Webster remembers thinking about what she could purchase for her family with the tax refund when God reminded her about her commitment to go to the mission's training.
"When the money came, we had immediate needs - half went for school supplies, clothes, groceries and necessities," she said. "After purchasing the plane ticket, I still needed $1,000 to cover the deposit on the room at the mission's campus."
Driving home from work, Webster prayed that God would supply the thousand dollars. She knew the deposit was due that day and was prepared to call the mission's office and explain why they couldn't come. As she went through the mail that evening, she opened a check from the IRS for $1,063.
"I called Hawaii and told the man my story," she said. "I sent the $1,000 deposit and bought groceries with the rest. That was the best three months of my life."
Over the years, Webster has served faithfully in the church and has taught Sunday school for toddlers, middle school and youth; led worship; played the piano; supervised three 10-day youth mission trips to Mexico in 1998, 2001 and 2002 where she presented the love of God through Spanish clown skits and made balloon animals for the children; worked on a 14-day construction trip to Honduras in 1999 following Hurricane Mitch; and most recently facilitated a 13-week session of Divorce Care for two years at Eastridge where she serves on the music ministry team.
Webster is employed as the Secretary to Academic Dean Julian Wade at DeKalb Technical College.
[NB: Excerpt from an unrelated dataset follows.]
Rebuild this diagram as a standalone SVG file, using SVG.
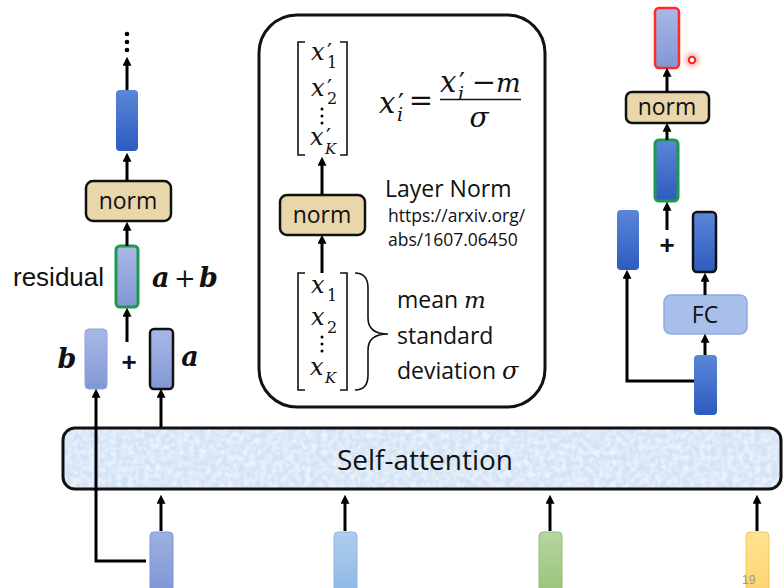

Last year, she married Donnie Webster, her ministry partner who has walked the road as a single parent and found the joy of living a Christ-centered life. She has one granddaughter, Abby.
Webster encourages those who will make monetary donations, or partner to offer resources for the Single Parent Ministry to contact Eastridge Community Church at (770) 786-2048.
"Looking back, I see that God's timing is perfect, said Webster. "He took the darkest times in my life and turned them into something good."